▶ **DATA BLOCK**
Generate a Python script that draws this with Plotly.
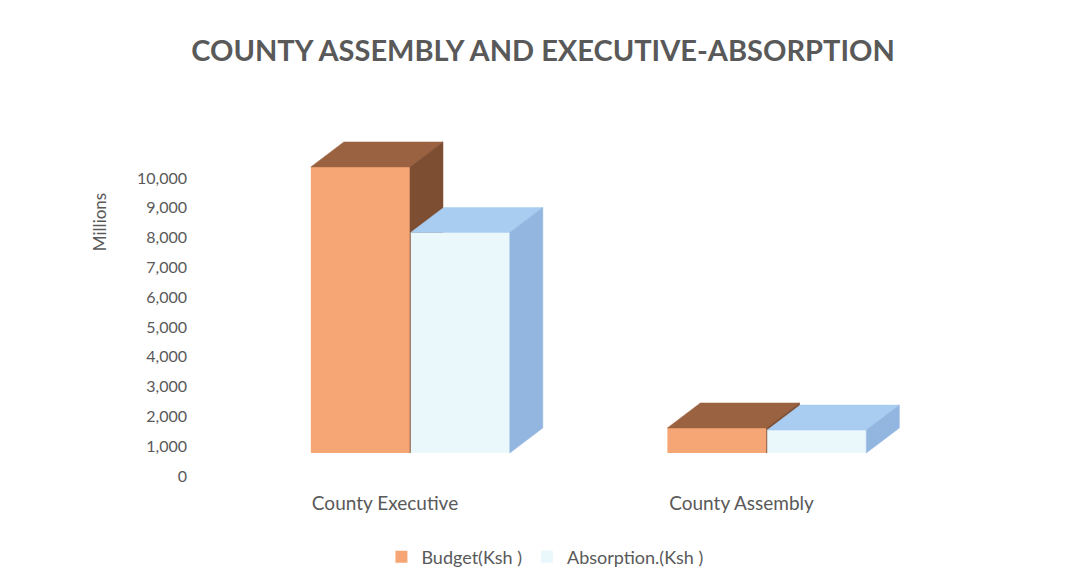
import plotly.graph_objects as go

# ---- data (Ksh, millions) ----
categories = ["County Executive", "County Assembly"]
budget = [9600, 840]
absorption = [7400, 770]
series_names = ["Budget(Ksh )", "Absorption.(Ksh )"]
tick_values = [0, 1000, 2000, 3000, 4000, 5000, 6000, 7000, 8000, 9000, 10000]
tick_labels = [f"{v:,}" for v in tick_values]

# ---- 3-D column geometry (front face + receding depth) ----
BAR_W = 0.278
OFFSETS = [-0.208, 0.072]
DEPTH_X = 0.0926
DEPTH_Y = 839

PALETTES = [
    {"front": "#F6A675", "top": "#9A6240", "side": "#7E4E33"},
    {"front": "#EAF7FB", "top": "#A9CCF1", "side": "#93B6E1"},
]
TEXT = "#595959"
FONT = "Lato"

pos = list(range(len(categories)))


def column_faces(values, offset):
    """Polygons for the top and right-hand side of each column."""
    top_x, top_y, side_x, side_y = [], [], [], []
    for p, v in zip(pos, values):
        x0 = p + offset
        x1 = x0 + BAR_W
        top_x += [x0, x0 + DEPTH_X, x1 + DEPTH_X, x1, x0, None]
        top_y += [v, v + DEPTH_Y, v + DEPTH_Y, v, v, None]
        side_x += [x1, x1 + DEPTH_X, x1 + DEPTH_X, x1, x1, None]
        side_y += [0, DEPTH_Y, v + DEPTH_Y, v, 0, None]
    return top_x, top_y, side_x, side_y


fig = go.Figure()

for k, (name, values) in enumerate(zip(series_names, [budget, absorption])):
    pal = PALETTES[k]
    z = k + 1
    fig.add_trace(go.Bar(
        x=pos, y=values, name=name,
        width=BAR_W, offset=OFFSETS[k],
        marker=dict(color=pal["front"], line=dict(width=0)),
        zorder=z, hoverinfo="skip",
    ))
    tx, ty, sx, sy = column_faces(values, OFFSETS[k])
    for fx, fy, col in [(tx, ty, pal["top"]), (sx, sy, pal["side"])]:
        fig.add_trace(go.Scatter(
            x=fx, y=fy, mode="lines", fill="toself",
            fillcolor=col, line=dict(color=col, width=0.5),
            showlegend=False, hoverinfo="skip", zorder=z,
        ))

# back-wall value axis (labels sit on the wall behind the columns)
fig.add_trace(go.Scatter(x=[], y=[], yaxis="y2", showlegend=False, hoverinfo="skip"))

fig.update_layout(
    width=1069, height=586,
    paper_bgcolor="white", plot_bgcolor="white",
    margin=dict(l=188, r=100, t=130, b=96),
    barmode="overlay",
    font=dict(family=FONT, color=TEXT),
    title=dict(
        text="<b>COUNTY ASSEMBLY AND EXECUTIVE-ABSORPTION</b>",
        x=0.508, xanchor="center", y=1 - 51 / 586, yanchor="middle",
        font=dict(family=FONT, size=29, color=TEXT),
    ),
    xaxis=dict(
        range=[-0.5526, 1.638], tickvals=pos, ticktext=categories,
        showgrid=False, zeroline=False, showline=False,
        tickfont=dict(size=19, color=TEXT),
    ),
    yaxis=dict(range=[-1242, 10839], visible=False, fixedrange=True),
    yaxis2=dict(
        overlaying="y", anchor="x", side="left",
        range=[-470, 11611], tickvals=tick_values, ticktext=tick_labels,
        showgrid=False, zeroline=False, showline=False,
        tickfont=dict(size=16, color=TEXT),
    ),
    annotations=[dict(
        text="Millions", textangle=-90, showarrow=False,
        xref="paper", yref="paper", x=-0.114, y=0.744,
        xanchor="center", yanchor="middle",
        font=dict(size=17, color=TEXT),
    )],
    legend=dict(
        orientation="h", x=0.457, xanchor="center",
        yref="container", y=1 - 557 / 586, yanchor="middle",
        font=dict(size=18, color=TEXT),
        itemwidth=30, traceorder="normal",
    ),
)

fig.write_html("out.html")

▶ **SHORT PROBLEM**
From the opening line of the listing above through the line bearing "v in tick_values]", repeat each line exactly. Drop every picture.

▶ **EXERCISE RESPONSE**
Generate a Python script that draws this with Plotly.
import plotly.graph_objects as go

# ---- data (Ksh, millions) ----
categories = ["County Executive", "County Assembly"]
budget = [9600, 840]
absorption = [7400, 770]
series_names = ["Budget(Ksh )", "Absorption.(Ksh )"]
tick_values = [0, 1000, 2000, 3000, 4000, 5000, 6000, 7000, 8000, 9000, 10000]
tick_labels = [f"{v:,}" for v in tick_values]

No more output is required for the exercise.